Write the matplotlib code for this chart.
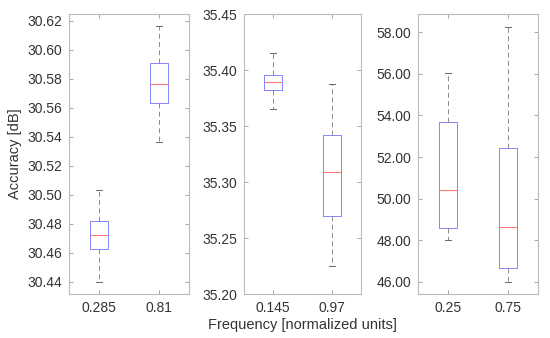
import matplotlib.pyplot as plt
import matplotlib.ticker as mticker
import numpy as np

plt.rcParams['font.family'] = ['Liberation Sans', 'DejaVu Sans']

# Box statistics: whisker low, Q1, median, Q3, whisker high
freq_labels = [['0.285', '0.81'], ['0.145', '0.97'], ['0.25', '0.75']]

whislo = [[30.440, 30.536], [35.365, 35.225], [48.01, 46.00]]
q1 = [[30.4626, 30.563], [35.3824, 35.2696], [48.58, 46.64]]
med = [[30.472, 30.5766], [35.3893, 35.3087], [50.41, 48.64]]
q3 = [[30.4819, 30.5908], [35.3955, 35.342], [53.68, 52.42]]
whishi = [[30.5032, 30.616], [35.4149, 35.3875], [56.03, 58.27]]

ylims = [(30.4315, 30.6246), (35.20, 35.45), (45.41, 58.88)]
yticks = [np.arange(30.44, 30.621, 0.02), np.arange(35.20, 35.451, 0.05), np.arange(46, 58.1, 2)]

fig = plt.figure(figsize=(5.5, 3.38), dpi=100)
lefts = [69, 244, 418]
widths = [120, 117, 120]

for i in range(3):
    ax = fig.add_axes([lefts[i] / 550, 1 - 294 / 338, widths[i] / 550, 280 / 338])
    stats = []
    for j in range(2):
        stats.append(dict(whislo=whislo[i][j], q1=q1[i][j], med=med[i][j],
                          q3=q3[i][j], whishi=whishi[i][j], fliers=[]))
    ax.bxp(stats, positions=[1, 2], widths=0.3, capwidths=0.1, showfliers=False,
           boxprops=dict(color='#8585ff', linewidth=0.7),
           medianprops=dict(color='#ff7777', linewidth=0.8),
           whiskerprops=dict(color='#8a8a8a', linewidth=0.7, linestyle=(0, (5, 3.5))),
           capprops=dict(color='#666666', linewidth=0.7))
    ax.set_xlim(0.5, 2.5)
    ax.set_ylim(*ylims[i])
    ax.set_yticks(yticks[i])
    ax.yaxis.set_major_formatter(mticker.FormatStrFormatter('%.2f'))
    ax.set_xticks([1, 2])
    ax.set_xticklabels(freq_labels[i])
    ax.tick_params(direction='in', top=True, right=True, length=3, width=0.6,
                   color='#999999', labelsize=10, labelcolor='#333333', pad=5)
    for s in ax.spines.values():
        s.set_color('#bbbbbb')
        s.set_linewidth(0.8)
    if i == 0:
        ax.set_ylabel('Accuracy [dB]', fontsize=10.5, color='#333333', labelpad=4)
    if i == 1:
        ax.set_xlabel('Frequency [normalized units]', fontsize=10.5, color='#333333', labelpad=2)

fig.savefig('out.png', dpi=100)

::::::

▸ Your task
Exclude the pictures, and transcribe all of the material exactly.

▸ Solution below
Write the matplotlib code for this chart.
import matplotlib.pyplot as plt
import matplotlib.ticker as mticker
import numpy as np

plt.rcParams['font.family'] = ['Liberation Sans', 'DejaVu Sans']

# Box statistics: whisker low, Q1, median, Q3, whisker high
freq_labels = [['0.285', '0.81'], ['0.145', '0.97'], ['0.25', '0.75']]

whislo = [[30.440, 30.536], [35.365, 35.225], [48.01, 46.00]]
q1 = [[30.4626, 30.563], [35.3824, 35.2696], [48.58, 46.64]]
med = [[30.472, 30.5766], [35.3893, 35.3087], [50.41, 48.64]]
q3 = [[30.4819, 30.5908], [35.3955, 35.342], [53.68, 52.42]]
whishi = [[30.5032, 30.616], [35.4149, 35.3875], [56.03, 58.27]]

ylims = [(30.4315, 30.6246), (35.20, 35.45), (45.41, 58.88)]
yticks = [np.arange(30.44, 30.621, 0.02), np.arange(35.20, 35.451, 0.05), np.arange(46, 58.1, 2)]

fig = plt.figure(figsize=(5.5, 3.38), dpi=100)
lefts = [69, 244, 418]
widths = [120, 117, 120]

for i in range(3):
    ax = fig.add_axes([lefts[i] / 550, 1 - 294 / 338, widths[i] / 550, 280 / 338])
    stats = []
    for j in range(2):
        stats.append(dict(whislo=whislo[i][j], q1=q1[i][j], med=med[i][j],
                          q3=q3[i][j], whishi=whishi[i][j], fliers=[]))
    ax.bxp(stats, positions=[1, 2], widths=0.3, capwidths=0.1, showfliers=False,
           boxprops=dict(color='#8585ff', linewidth=0.7),
           medianprops=dict(color='#ff7777', linewidth=0.8),
           whiskerprops=dict(color='#8a8a8a', linewidth=0.7, linestyle=(0, (5, 3.5))),
           capprops=dict(color='#666666', linewidth=0.7))
    ax.set_xlim(0.5, 2.5)
    ax.set_ylim(*ylims[i])
    ax.set_yticks(yticks[i])
    ax.yaxis.set_major_formatter(mticker.FormatStrFormatter('%.2f'))
    ax.set_xticks([1, 2])
    ax.set_xticklabels(freq_labels[i])
    ax.tick_params(direction='in', top=True, right=True, length=3, width=0.6,
                   color='#999999', labelsize=10, labelcolor='#333333', pad=5)
    for s in ax.spines.values():
        s.set_color('#bbbbbb')
        s.set_linewidth(0.8)
    if i == 0:
        ax.set_ylabel('Accuracy [dB]', fontsize=10.5, color='#333333', labelpad=4)
    if i == 1:
        ax.set_xlabel('Frequency [normalized units]', fontsize=10.5, color='#333333', labelpad=2)

fig.savefig('out.png', dpi=100)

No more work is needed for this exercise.